Given task: Retype only what runs from the beginning of the data through the line with "-17.6, -21.2, -24.5, -27.5, -32, -35.5, -41, -46, -50]"; please omit the pictures and keep every line exact.
begin
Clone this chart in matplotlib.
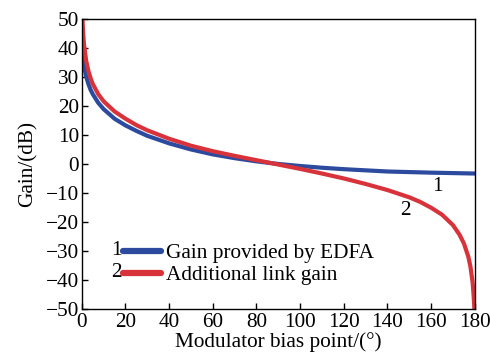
import matplotlib
matplotlib.use("Agg")
import matplotlib.pyplot as plt

plt.rcParams['font.family'] = ['Liberation Serif', 'DejaVu Serif']
plt.rcParams['mathtext.fontset'] = 'stix'

# values
bias_red = [0.3, 0.6, 1, 2, 3, 4, 5, 7.5, 10, 15, 20, 25, 30, 40, 50, 60, 70, 80, 90,
            100, 110, 120, 130, 140, 150, 155, 160, 165, 170, 173, 175, 177, 178, 179,
            179.5, 179.8]
link_gain = [50, 45, 41, 35.5, 32, 29.5, 27.5, 24, 21.5, 18, 15.5, 13.3, 11.5, 8.6, 6.2,
             4.3, 2.7, 1.2, -0.3, -1.8, -3.4, -5.1, -7.0, -9.1, -11.6, -13.2, -15.2,
             -17.6, -21.2, -24.5, -27.5, -32, -35.5, -41, -46, -50]

bias_blue = [0.3, 0.6, 1, 2, 3, 4, 5, 7.5, 10, 15, 20, 25, 30, 40, 50, 60, 70, 80, 90,
             100, 110, 120, 130, 140, 150, 160, 170, 180]
edfa_gain = [38, 35.5, 33.5, 30, 27.5, 25.5, 24, 21, 18.8, 15.5, 13.2, 11.3, 9.6, 7.0,
             4.9, 3.2, 1.9, 0.8, -0.1, -0.8, -1.4, -1.9, -2.3, -2.7, -2.9, -3.1, -3.25,
             -3.4]

xticks = list(range(0, 181, 20))
yticks = list(range(-50, 51, 10))

blue = '#2c4b9f'
red = '#d8333b'
fs = 15.3

fig = plt.figure(figsize=(4.9, 3.56), dpi=100)
ax = fig.add_axes([0.167, 0.133, 0.802, 0.8145])

l1, = ax.plot(bias_blue, edfa_gain, color=blue, lw=3.0, solid_capstyle='round')
l2, = ax.plot(bias_red, link_gain, color=red, lw=3.0, solid_capstyle='round')

ax.set_xlim(0, 180)
ax.set_ylim(-50, 50)
ax.set_xticks(xticks)
ax.set_yticks(yticks)
ax.set_yticklabels([str(v).replace('-', '\u2212') for v in yticks])
ax.tick_params(direction='in', length=4, width=1, labelsize=fs, pad=2,
               top=False, right=False)
ax.tick_params(axis='x', pad=3)
for s in ax.spines.values():
    s.set_linewidth(1)

ax.set_xlabel('Modulator bias point/(°)', fontsize=fs, labelpad=0)
ax.set_ylabel('Gain/(dB)', fontsize=fs, labelpad=6)

leg = ax.legend([l1, l2], ['Gain provided by EDFA', 'Additional link gain'],
                loc='upper left', bbox_to_anchor=(0.105, 0.225), frameon=False,
                fontsize=fs, handlelength=1.8, handletextpad=0.2,
                labelspacing=0.1, borderaxespad=0, borderpad=0)
for h in leg.legend_handles:
    h.set_linewidth(4.5)
ax.text(0.088, 0.200, '1', transform=ax.transAxes, fontsize=fs,
        ha='center', va='center')
ax.text(0.088, 0.125, '2', transform=ax.transAxes, fontsize=fs,
        ha='center', va='center')

# curve labels
ax.text(163, -8, '1', fontsize=fs, ha='center', va='center')
ax.text(148, -16, '2', fontsize=fs, ha='center', va='center')

fig.savefig('out.png', dpi=100)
end
Solution:
Clone this chart in matplotlib.
import matplotlib
matplotlib.use("Agg")
import matplotlib.pyplot as plt

plt.rcParams['font.family'] = ['Liberation Serif', 'DejaVu Serif']
plt.rcParams['mathtext.fontset'] = 'stix'

# values
bias_red = [0.3, 0.6, 1, 2, 3, 4, 5, 7.5, 10, 15, 20, 25, 30, 40, 50, 60, 70, 80, 90,
            100, 110, 120, 130, 140, 150, 155, 160, 165, 170, 173, 175, 177, 178, 179,
            179.5, 179.8]
link_gain = [50, 45, 41, 35.5, 32, 29.5, 27.5, 24, 21.5, 18, 15.5, 13.3, 11.5, 8.6, 6.2,
             4.3, 2.7, 1.2, -0.3, -1.8, -3.4, -5.1, -7.0, -9.1, -11.6, -13.2, -15.2,
             -17.6, -21.2, -24.5, -27.5, -32, -35.5, -41, -46, -50]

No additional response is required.